Governor David Ige said he anticipates the Council on Revenues will be looking at financial forecasts, but he said right now, the state’s financial plan is unchanged, noting that the state “is in sound financial condition.”
In the first round of refund distributions, 100,000 taxpayers will receive their refunds through either direct deposit or by mail on or about Sept. 12. The Department of Taxation says two additional distribution dates are scheduled for Sept. 9 and Sept. 13, which should complete the bulk of direct deposit refunds.
Paper check refunds will be made in batches of 2,000 until additional check stock arrives. Once the check stock is received, paper refunds will increase to 90,000 per week.

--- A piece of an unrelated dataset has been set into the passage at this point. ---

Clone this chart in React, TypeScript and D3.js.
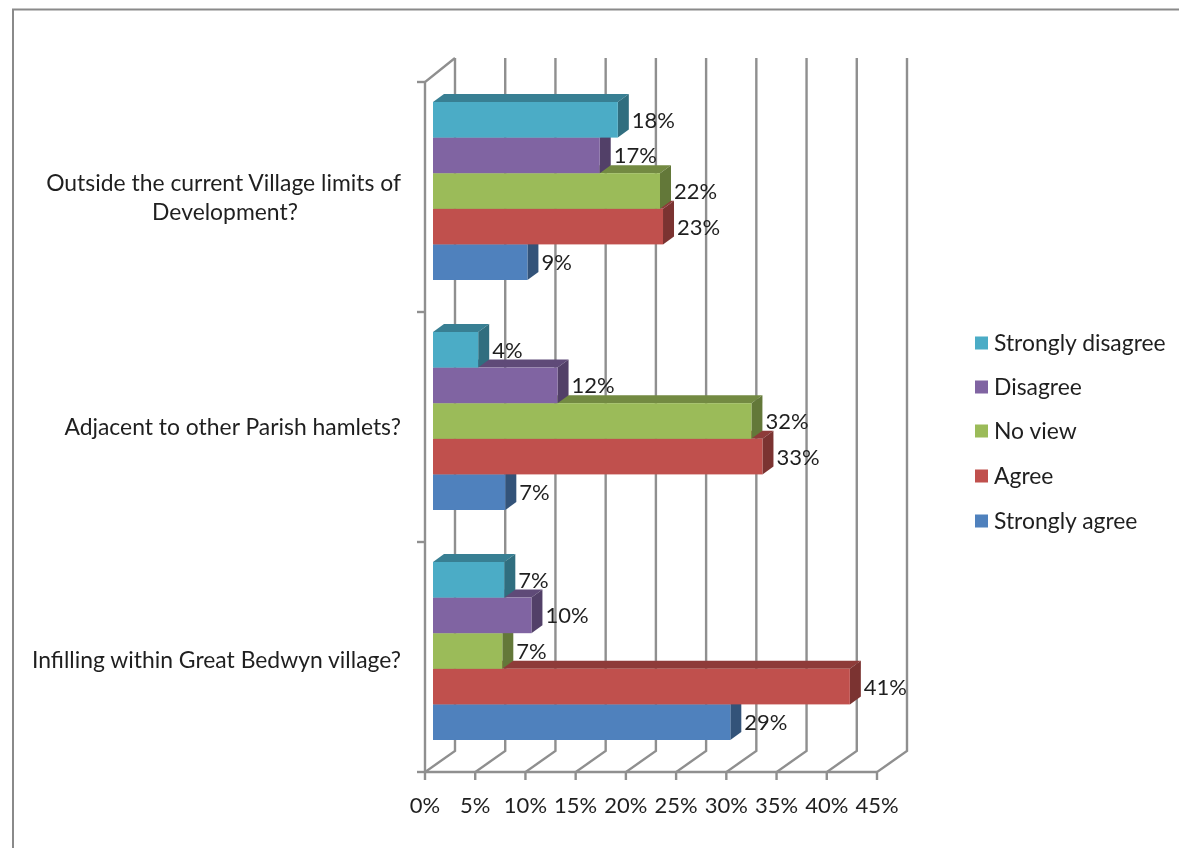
import React from "react";
import * as d3 from "d3";

const categories = ["Outside the current Village limits of Development?", "Adjacent to other Parish hamlets?", "Infilling within Great Bedwyn village?"];
const categoryLines = [["Outside the current Village limits of", "Development?"], ["Adjacent to other Parish hamlets?"], ["Infilling within Great Bedwyn village?"]];
const seriesNames = ["Strongly disagree", "Disagree", "No view", "Agree", "Strongly agree"];
const seriesColors = ["#4BACC6", "#8064A2", "#9BBB59", "#C0504D", "#4F81BD"];
const stronglyDisagree = [18.4, 4.5, 7.1];
const disagree = [16.6, 12.4, 9.8];
const noView = [22.6, 31.7, 6.9];
const agree = [22.9, 32.8, 41.5];
const stronglyAgree = [9.4, 7.2, 29.6];
const stronglyDisagreeLabels = ["18%", "4%", "7%"];
const disagreeLabels = ["17%", "12%", "10%"];
const noViewLabels = ["22%", "32%", "7%"];
const agreeLabels = ["23%", "33%", "41%"];
const stronglyAgreeLabels = ["9%", "7%", "29%"];
const xTicks = [0, 5, 10, 15, 20, 25, 30, 35, 40, 45];

const seriesValues = [stronglyDisagree, disagree, noView, agree, stronglyAgree];
const seriesLabels = [stronglyDisagreeLabels, disagreeLabels, noViewLabels, agreeLabels, stronglyAgreeLabels];

const FONT = "Lato, Carlito, sans-serif";
const TEXT = "#1f1f1f";
const GRID = "#8f8f8f";
const W = 1179, H = 848;
const x = d3.scaleLinear().domain([0, 45]).range([425, 877]);
const y = d3.scaleBand<string>().domain(categories).range([82, 772]).paddingInner(0).paddingOuter(0);
const inner = d3.scaleBand<string>().domain(seriesNames).range([-89, 89]);
const wallDX = 30, wallDY = -21;
const barOX = 8, barOY = -6;
const depthX = 11, depthY = -8;
const shade = (c: string, k: number) => {
  const r = d3.rgb(c);
  return d3.rgb(r.r * k, r.g * k, r.b * k).formatHex();
};
const poly = (pts: [number, number][]) => d3.line()(pts) + "Z";

export default function App() {
  const order = d3.range(seriesNames.length).reverse();
  return (
    <svg width={W} height={H} viewBox={`0 0 ${W} ${H}`}
      style={{ position: "absolute", left: 0, top: 0, background: "#fff", filter: "blur(0.45px)" }}
      fontFamily={FONT} fill={TEXT}>
      <path d={`M13 ${H}V9.5H${W}`} fill="none" stroke="#8a8a8a" strokeWidth={2} />

      {xTicks.map((t) => (
        <g key={t} stroke={GRID} strokeWidth={2.4} fill="none">
          <path d={`M${x(t) + wallDX} 58V${772 + wallDY}L${x(t)} 772V780`} />
          <text x={x(t)} y={813} textAnchor="middle" fontSize={22} fill={TEXT} stroke="none">{t}%</text>
        </g>
      ))}
      <path d={`M${x(0)} 772H${x(45)}`} stroke={GRID} strokeWidth={2.4} fill="none" />
      <path d={`M${x(0) + wallDX} 58L${x(0)} 82V772`} stroke={GRID} strokeWidth={2.4} fill="none" />
      {[...categories.map((c) => y(c)!), 772].map((t) => (
        <path key={t} d={`M417 ${t}H425`} stroke={GRID} strokeWidth={2.4} fill="none" />
      ))}

      {categories.map((c, ci) => {
        const cy = y(c)! + y.bandwidth() / 2;
        const lines = categoryLines[ci];
        return lines.map((l, li) => (
          <text key={l} x={li === 0 ? 401 : 225} y={cy + 8 + (li - (lines.length - 1) / 2) * 29 + (ci === 2 ? 3 : 0)}
            textAnchor={li === 0 ? "end" : "middle"} fontSize={22.9}>{l}</text>
        ));
      })}

      {categories.map((c, ci) =>
        seriesNames.map((s, si) => {
          const cy = y(c)! + y.bandwidth() / 2 + barOY;
          return (
            <text key={c + s} x={x(seriesValues[si][ci]) + barOX + depthX + 3}
              y={cy + inner(s)! + inner.bandwidth() / 2 + 8} fontSize={22}>{seriesLabels[si][ci]}</text>
          );
        })
      )}

      {categories.map((c, ci) =>
        order.map((si) => {
          const s = seriesNames[si];
          const col = seriesColors[si];
          const cy = y(c)! + y.bandwidth() / 2 + barOY;
          const x0 = x(0) + barOX;
          const x1 = x(seriesValues[si][ci]) + barOX;
          const y0 = cy + inner(s)!;
          const y1 = y0 + inner.bandwidth();
          return (
            <g key={c + s}>
              <path d={poly([[x0, y0], [x0 + depthX, y0 + depthY], [x1 + depthX, y0 + depthY], [x1, y0]])} fill={shade(col, 0.74)} />
              <path d={poly([[x1, y0], [x1 + depthX, y0 + depthY], [x1 + depthX, y1 + depthY], [x1, y1]])} fill={shade(col, 0.64)} />
              <rect x={x0} y={y0} width={x1 - x0} height={y1 - y0} fill={col} />
            </g>
          );
        })
      )}

      {seriesNames.map((s, i) => {
        const ly = [343, 387, 431, 476, 521][i];
        return (
          <g key={s}>
            <rect x={975} y={ly - 6.5} width={13} height={13} fill={seriesColors[i]} />
            <text x={994} y={ly + 7.5} fontSize={22.9}>{s}</text>
          </g>
        );
      })}
    </svg>
  );
}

Taxpayers receiving refund checks by mail and who filed their tax returns by July 31, should receive their refunds by the end of October. Again, this is dependent on the arrival of check stock. Refunds for taxpayers who filed their returns after July 31, will be issued up to 10 weeks after acceptance the DOTAX.
Taxpayers who requested an electronic direct deposit will receive their refund through the same bank account. Taxpayers who requested a paper check refund or owed additional taxes, will receive their refund by paper check. Taxpayers may not change the method of refund.
In all – there are 303,000 direct deposit refunds and 295,000 paper refunds scheduled to be distributed so far. Eligible taxpayers must file their 2021 tax returns by Dec. 31 of this year to qualify for this tax refund.